Once described by the U.S. as presiding over Europe's "last true remaining dictatorship", President Alexander Lukashenko has kept Belarus in international isolation for more than two decades.
Known for his folksy charisma and eccentric style, the mustachioed leader, however, seems to have recently edged his nation of 9.5 million in from the cold, balancing off long-standing ally Russia and the West over the crisis in neighboring Ukraine.
The 61-year-old authoritarian president nicknamed Batka, or "Father," is widely expected to be re-elected to his fifth term in Sunday's presidential elections, boycotted by the democratic opposition.
Since Lukashenko was first elected in 1994, Belarus remains arguably the most Soviet of the former USSR republics. The landlocked country in eastern Europe still commemorates the Bolshevik Revolution and has a secret police called the KGB.
After the last polls in 2010, when he claimed a near 80 percent landslide victory, Lukashenko launched a crackdown on his opponents that saw challengers jailed and unprecedented Western economic sanctions and travel bans slapped on him and his allies.
While Lukashenko is dependent on Russia and prefers to use its language, he has appeared wary of Moscow's maneuvering in the crisis in "Brother" Ukraine and has criticized the Kremlin's landgrab of Crimea in February 2014.
"First get to grips with the land that you already have," Lukashenko said in an interview with Russian opposition channel TV Dozhd.
"As for integrating or attaching (land), you should be cautious about this."
While trenchantly insisting on his independence from Moscow he has still signed up Belarus to the Moscow-led Eurasian Economic Union.
In an unlikely diplomatic coup, Lukashenko has thrust Minsk into the spotlight by hosting several rounds of peace talks on eastern Ukraine including German and French leaders Angela Merkel and Francois Hollande.
The mercurial president, who has hired a Western image-maker, further bolstered his standing with the European Union by releasing six opposition leaders in August, and the 28-nation bloc has said it could suspend sanctions against him depending on how Sunday's poll goes.
The towering 190-centimeter-tall (six-foot-two-inch) Lukashenko has cultivated his man-of-the-people image and likes to be photographed picking potatoes or chatting to workers at a tractor factory.
The leader -- who claims to own no property and to earn a salary of $31,000 -- was recently photographed teaching French actor Gerard Depardieu, who has taken Russian citizenship, how to scythe grass on his country estate.
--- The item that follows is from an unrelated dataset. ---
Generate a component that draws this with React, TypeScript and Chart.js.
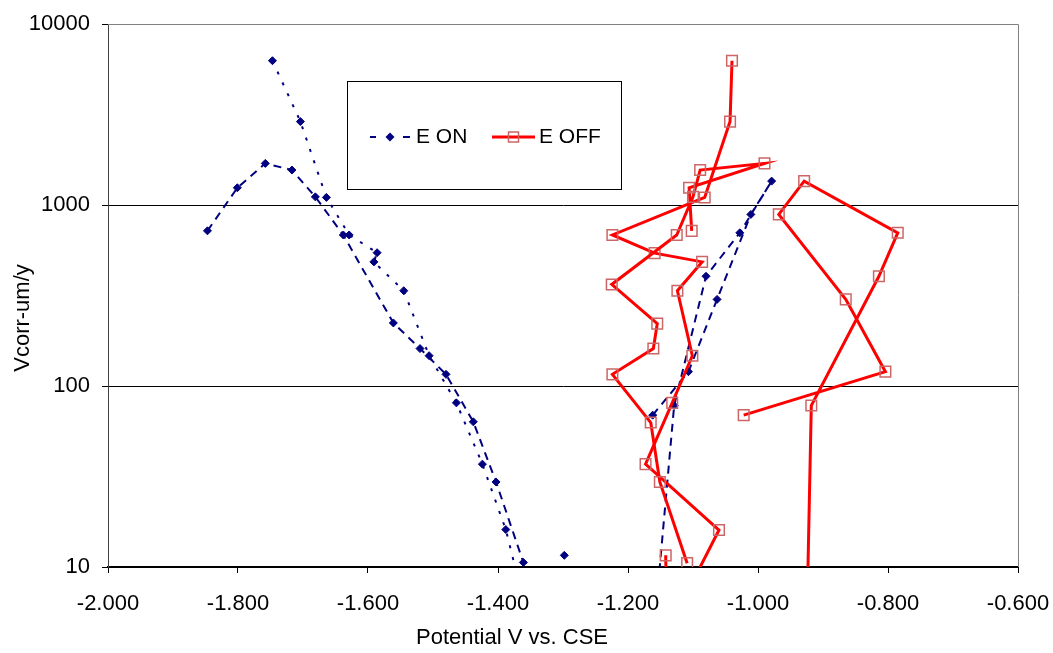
import React, { useEffect, useRef } from 'react';
import { Chart, registerables } from 'chart.js';

Chart.register(...registerables);

// ---- Data ----
const xTickValues = [-2.0, -1.8, -1.6, -1.4, -1.2, -1.0, -0.8, -0.6];
const yTickValues = [10, 100, 1000, 10000];

const xTitle = 'Potential V vs. CSE';
const yTitle = 'Vcorr-um/y';
const labelOn = 'E ON';
const labelOff = 'E OFF';

// E ON, run A (dashed)
const onA_x = [-1.847, -1.801, -1.758, -1.717, -1.681, -1.638, -1.561, -1.52, -1.48, -1.438, -1.403, -1.361];
const onA_y = [720, 1245, 1698, 1560, 1109, 683, 223, 161, 116, 63.4, 29.5, 10.6];
// E OFF, run A
const offA_x = [-1.102, -1.106, -0.99, -1.089, -1.1, -1.125, -1.225, -1.155, -1.161, -1.224, -1.165, -1.151, -1.109];
const offA_y = [720, 1245, 1698, 1560, 1109, 683, 364, 221, 161, 116, 62.8, 29.5, 10.5];

// E ON, run B (dotted)
const onB_x = [-1.747, -1.704, -1.664, -1.629, -1.586, -1.591, -1.545, -1.506, -1.464, -1.424, -1.388, -1.363];
const onB_y = [6270, 2890, 1101, 683, 545, 485, 336, 147, 80.7, 37, 16.1, 7];
// E OFF, run B
const offB_x = [-1.04, -1.043, -1.082, -1.224, -1.159, -1.086, -1.124, -1.101, -1.132, -1.173, -1.06, -1.111];
const offB_y = [6270, 2890, 1101, 683, 542, 485, 336, 147, 80.7, 37, 16.0, 7];

// run C (single point)
const onC_x = [-1.298];
const onC_y = [11.6];
const offC_x = [-1.142, -1.141];
const offC_y = [11.6, 7];

// run D (right-hand group)
const onD_x = [-1.162, -1.107, -1.063, -1.011, -0.979, -1.028, -1.08, -1.129, -1.155];
const onD_y = [69, 120, 301, 887, 1355, 702, 404, 78, 7];
const offD_x = [-1.022, -0.804, -0.865, -0.968, -0.929, -0.785, -0.814, -0.918, -0.924];
const offD_y = [69, 120, 301, 887, 1355, 702, 404, 78, 7];

// ---- Styles ----
const FONT = '"Liberation Sans", Arial, Helvetica, sans-serif';
const NAVY = '#000080';
const RED = '#ff0000';
const SQUARE = '#cc6666';

const zip = (xs: number[], ys: number[]) => xs.map((x, i) => ({ x, y: ys[i] }));

const onStyle = (dash: number[]) => ({
  showLine: true,
  borderColor: NAVY,
  backgroundColor: NAVY,
  borderWidth: 2,
  borderDash: dash,
  pointStyle: 'rectRot',
  pointRadius: 4,
  pointBorderWidth: 1,
  pointBorderColor: NAVY,
  pointBackgroundColor: NAVY,
  tension: 0,
});

const offStyle = {
  showLine: true,
  borderColor: RED,
  backgroundColor: 'rgba(0,0,0,0)',
  borderWidth: 3,
  pointStyle: 'rect',
  pointRadius: 7.5,
  pointBorderWidth: 1.5,
  pointBorderColor: SQUARE,
  pointBackgroundColor: 'rgba(0,0,0,0)',
  tension: 0,
};

const decorPlugin = {
  id: 'decor',
  beforeDatasetsDraw(chart: any) {
    const { ctx, chartArea: a } = chart;
    ctx.save();
    ctx.strokeStyle = '#808080';
    ctx.lineWidth = 1;
    ctx.beginPath();
    ctx.moveTo(a.left, Math.round(a.top) + 0.5);
    ctx.lineTo(Math.round(a.right) + 0.5, Math.round(a.top) + 0.5);
    ctx.lineTo(Math.round(a.right) + 0.5, a.bottom);
    ctx.stroke();
    ctx.restore();
  },
  afterDraw(chart: any) {
    const { ctx } = chart;
    ctx.save();
    // axis titles
    ctx.fillStyle = '#000';
    ctx.font = `22px ${FONT}`;
    ctx.textAlign = 'center';
    ctx.textBaseline = 'middle';
    ctx.fillText(xTitle, 512, 638);
    ctx.save();
    ctx.translate(23, 318);
    ctx.rotate(-Math.PI / 2);
    ctx.fillText(yTitle, 0, 0);
    ctx.restore();

    // legend box
    const lx = 347.5, ly = 81.5, lw = 274, lh = 108;
    ctx.fillStyle = '#fff';
    ctx.fillRect(lx, ly, lw, lh);
    ctx.strokeStyle = '#000';
    ctx.lineWidth = 1;
    ctx.strokeRect(lx, ly, lw, lh);
    const cy = 137;
    // E ON sample
    ctx.strokeStyle = NAVY;
    ctx.lineWidth = 2;
    ctx.beginPath();
    ctx.moveTo(370, cy); ctx.lineTo(376, cy);
    ctx.moveTo(403, cy); ctx.lineTo(410, cy);
    ctx.stroke();
    ctx.fillStyle = NAVY;
    ctx.beginPath();
    ctx.moveTo(390, cy - 4.5); ctx.lineTo(394.5, cy); ctx.lineTo(390, cy + 4.5); ctx.lineTo(385.5, cy);
    ctx.closePath();
    ctx.fill();
    ctx.fillStyle = '#000';
    ctx.font = `21px ${FONT}`;
    ctx.textAlign = 'left';
    ctx.textBaseline = 'middle';
    ctx.fillText(labelOn, 416, cy);
    // E OFF sample
    ctx.strokeStyle = RED;
    ctx.lineWidth = 3;
    ctx.beginPath();
    ctx.moveTo(492, cy); ctx.lineTo(535, cy);
    ctx.stroke();
    ctx.strokeStyle = SQUARE;
    ctx.lineWidth = 1.5;
    ctx.strokeRect(508.5, cy - 5, 10, 10);
    ctx.fillStyle = '#000';
    ctx.fillText(labelOff, 539, cy);
    ctx.restore();
  },
};

export default function App() {
  const canvasRef = useRef<HTMLCanvasElement | null>(null);

  useEffect(() => {
    if (!canvasRef.current) return;
    Chart.defaults.font.family = FONT;
    const chart = new Chart(canvasRef.current, {
      type: 'scatter',
      data: {
        datasets: [
          { label: labelOff, data: zip(offA_x, offA_y), ...offStyle },
          { label: labelOff + ' B', data: zip(offB_x, offB_y), ...offStyle },
          { label: labelOff + ' C', data: zip(offC_x, offC_y), ...offStyle },
          { label: labelOff + ' D', data: zip(offD_x, offD_y), ...offStyle },
          { label: labelOn, data: zip(onA_x, onA_y), ...onStyle([8, 6]) },
          { label: labelOn + ' B', data: zip(onB_x, onB_y), ...onStyle([3, 9]) },
          { label: labelOn + ' C', data: zip(onC_x, onC_y), ...onStyle([8, 6]) },
          { label: labelOn + ' D', data: zip(onD_x, onD_y), ...onStyle([8, 6]) },
        ] as any,
      },
      options: {
        responsive: false,
        animation: false,
        layout: { padding: { left: 0, top: 24, right: 35, bottom: 0 } },
        plugins: {
          legend: { display: false },
          tooltip: { enabled: false },
          title: { display: false },
        },
        scales: {
          x: {
            type: 'linear',
            min: -2,
            max: -0.6,
            afterBuildTicks: (s: any) => {
              s.ticks = xTickValues.map((v) => ({ value: v }));
            },
            afterFit: (s: any) => {
              s.height = 86;
              s.paddingLeft = 0;
              s.paddingRight = 0;
            },
            ticks: {
              color: '#000',
              font: { size: 22, family: FONT },
              padding: 18,
              maxRotation: 0,
              autoSkip: false,
              callback: (v: any) => Number(v).toFixed(3),
            },
            grid: {
              drawOnChartArea: false,
              drawTicks: true,
              tickLength: 6,
              tickColor: '#000',
              color: '#000',
            },
            border: { display: true, color: '#000', width: 2 },
            title: { display: false },
          },
          y: {
            type: 'logarithmic',
            min: 10,
            max: 10000,
            afterBuildTicks: (s: any) => {
              s.ticks = yTickValues.map((v) => ({ value: v }));
            },
            afterFit: (s: any) => {
              s.width = 108;
              s.paddingTop = 0;
              s.paddingBottom = 0;
            },
            ticks: {
              color: '#000',
              font: { size: 22, family: FONT },
              padding: 12,
              autoSkip: false,
              callback: (v: any) => String(v),
            },
            grid: {
              drawTicks: true,
              tickLength: 6,
              tickColor: '#000',
              lineWidth: 1,
              color: (ctx: any) => (ctx.tick && ctx.tick.value === 10000 ? '#808080' : '#000'),
            },
            border: { display: true, color: '#404040', width: 1 },
            title: { display: false },
          },
        },
      } as any,
      plugins: [decorPlugin],
    });
    return () => chart.destroy();
  }, []);

  return (
    <div style={{ position: 'absolute', left: 0, top: 0, width: 1053, height: 653, background: '#fff' }}>
      <canvas ref={canvasRef} width={1053} height={653} style={{ display: 'block' }} />
    </div>
  );
}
While some have said that Lukashenko's oversized character has made it impossible for anyone in his circle to follow him, the president has sparked speculation he could be grooming his youngest son, 11-year-old Nikolai, with whom he appears frequently in public and has called his "talisman".
The solemn fair-haired boy, often dressed in a miniature version of his father's outfit, accompanies Lukashenko to international events including the United Nations General Assembly last month, where they posed unsmilingly for a photo with the Obamas.
Despite his attempts to soften his image with the West, Lukashenko is proud of being a homophobe, famously saying he would "rather be a dictator than gay", and at his speech at the U.N. in September, asking: "Who is going to give birth to the children?"
Despite recurring economic crises in the country that send consumers sweeping store shelves and selling Belarussian rubles, the former collective farm director has stood firmly by the policies of Soviet command economy.
The son of a single mother, Lukashenko rose through the ranks of Communist Party youth organizations to head a group of agrarian enterprises and construction material shops.
He soon used that base to win a seat on the republic's Supreme Soviet, where he became famous for being the only lawmaker to vote against a pact dissolving the Soviet Union in December 1991 -- a distinction he used to ride to the presidency in July 1994.
According to a US diplomatic cable published by WikiLeaks, US diplomats concluded after the 2006 election that a "defiant Lukashenko intends to stay in power indefinitely and sees no reason to change his course".
It also described him as "clearly disturbed".
In his recent speech at the U.N. General Assembly, Lukashenko blamed the conflicts wracking the globe from Ukraine to Syria on "the artificial cult of individual rights and freedoms, to the detriment of public interests."
"There will never be a place for anarchy, lawlessness and violence on Belarussian soil," he said. "Not under any slogans -- even those of democracy."